Facebook CEO Mark Zuckerberg Recruits Harvard Students

Facebook CEO recruiting students, wishes he'd kept Facebook in Boston.

ByABC News
November 1, 2011, 5:06 PM

Nov. 2, 2011 — -- Sometimes you can go home again. Mark Zuckerberg, who famously dropped out of Harvard College to start a little website called Facebook, will be back there on Monday to recruit some of its computer scientists to his now-giant firm.

The university said Zuckerberg, now 27 and often cited as America's youngest billionaire, will be at a session next week with 200 computer science students. He was once one of them -- he would have graduated in 2007 -- and he now wants their help to run Facebook for its 800 million worldwide members.

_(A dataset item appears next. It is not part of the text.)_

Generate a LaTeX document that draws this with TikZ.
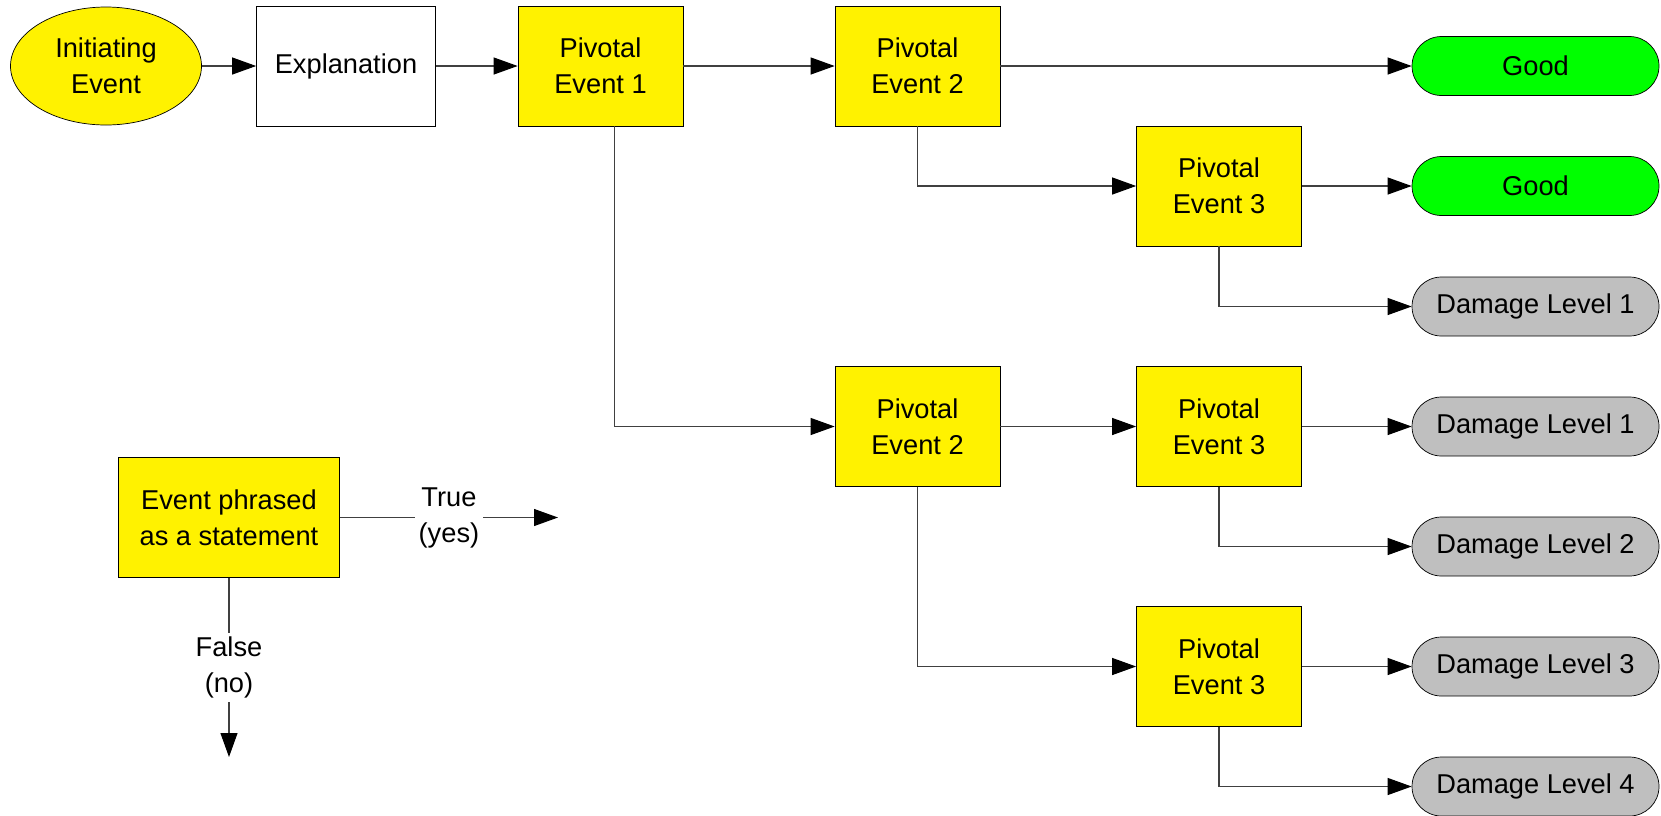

"It is Zuckerberg's first official visit to Harvard since leaving in 2004 to launch Facebook," said the university in a statement.

Where to Start a Company?

At a forum in California over the weekend, Zuckerberg said in passing that if he had it to do over, he might still be in the Boston area. It might have been a better place than Silicon Valley to run Facebook as a firm.

"If I were starting now,'' he said, "I would do it very differently, but I knew nothing back then. Honestly, if I were starting now I would have just stayed in Boston."

Silicon Valley, he said, is a lively place -- one of the few places where things are going right for the American economy -- and it was the right place at the time to start Facebook. But it is "a little short-term focused, and that bothers me," he said. "A lot of the companies that have been built outside of Silicon Valley ... seem to be on a longer-term cadence than the ones in Silicon Valley.''

"One of the things that worries me is that there's this culture out here in the Valley of people going to start companies before they know what they want to do," said Zuckerberg. "You've decided you want to start a company, but you don't know what you're passionate about yet."

Zuckerberg, speaking rapidly and easily at the Y Combinator's Startup School at Stanford University, said he and his cohorts fully admitted they didn't know what they were doing when they started Facebook.

"We didn't expect this thing to be a company initially. We just built it because we thought it was awesome."